Joonto's Film Reviews: The Matrix Resurrections

in #movies2 years ago

I'm going to spoil the plot, but I'm going to spoil my amusement. A friend of mine warned me about this upcoming movie. “You'll get pissed too!”

I was already afraid of what I could have seen. I was afraid it was going to ruin the other 3 installments. I was afraid of experiencing the same sense of offense I got from The Force Awakens! As a protection mechanism, I entered the theater with the lowest expectations possible. You can't remove expectations completely, not when you watch a franchise so influential in your life. A couple of hours later, I was happy, satisfied, relieved! It wasn't anything like what I feared!

Not a remake, not any horrible rebootquel! The Matrix Resurrections is nothing what you can expect! The Matrix Resurrection is a fine work of satire! The first part makes fun of today's Hollywood industry, so obsessed with extracting every single cent from its creations, obsession which drove those hills to produce tons of empty sequels, prequels, rebootquels and any sort of similar shit. Yeah, you will see so many dejavus (including the very black cat!), you will first take them bad, but while the reel rolls away, you'll understand their satirical meaning. Prepare for many puns and witty jokes. This film will make you laugh, in a good way!

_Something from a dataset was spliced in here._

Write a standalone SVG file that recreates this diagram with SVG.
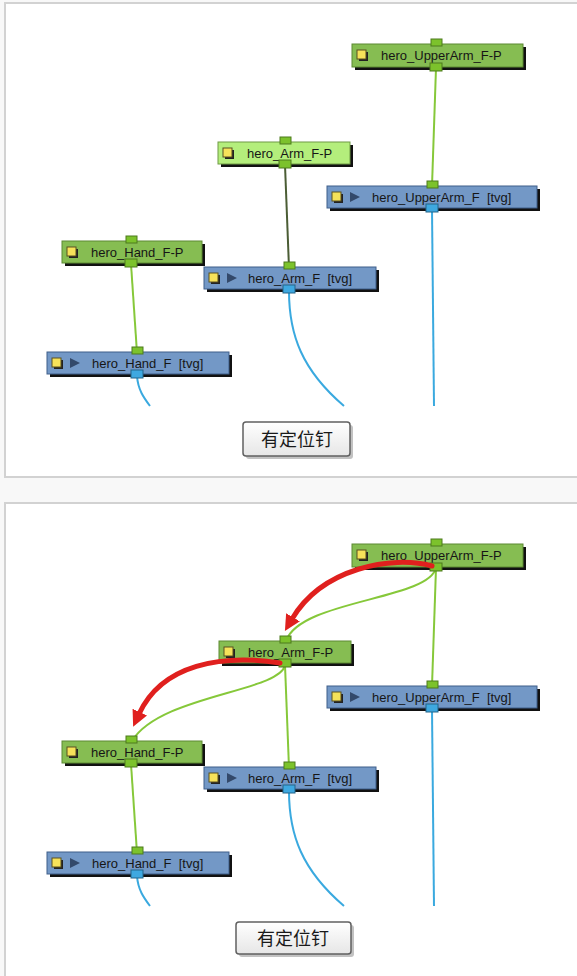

Not only laughs though. Lana Wachowski shows the pressure she (and her sister) endured over these years due to producers and press demanding another Matrix chapter. She goes through the mental breakdown she must have experienced due to such pressure. She shares how difficult is to understand who we are, especially when you are a transgender woman. Understanding what's a man and what's a woman is as hard as understanding what's reality and what's a simulation. Maybe, dwelling in the past is still a kind of simulation itself... This work is the most biographical Matrix installment ever. You can biographical metaphors everywhere. Lana Wachowski came with the script after both of her parents passed away, just 5 weeks apart. She was hit harder than she could imagine. If the Wachowski parents were gone for good, Lana could still resurrect the two most important characters of her life: Neo and Trinity. Lana said this helped her cope with the loss. For the same reasons though, Lilly (former Andy) Wachowski, quitted the project before production started. She gave the blessing to the new movie, but felt like going back to the past would have made everything more painful. It's fascinating how people can react so differently!

The second part offers a plausible description of what might have happened after Revolutions. It solves all the points left unresolved in the trilogy:

  • Did humans and machines really reach peace?
  • How did such peace work out?
  • How did the humans released from the Matrix survive in the real world?
  • What happened to Neo's and Trinity's bodies?
  • Did the trilogy happen for real? Or was it all in Thomas Anderson's head?

It's all about what we believe. Trinity always believed in Neo. Maybe, this time it's Neo's turn to believe in Trinity, or at least, in the woman who looks like Trinity... If the first Matrix clarified we need to believe in ourselves to achieve what we want, Resurrections shows when someone believes in us too, we can reach the impossible!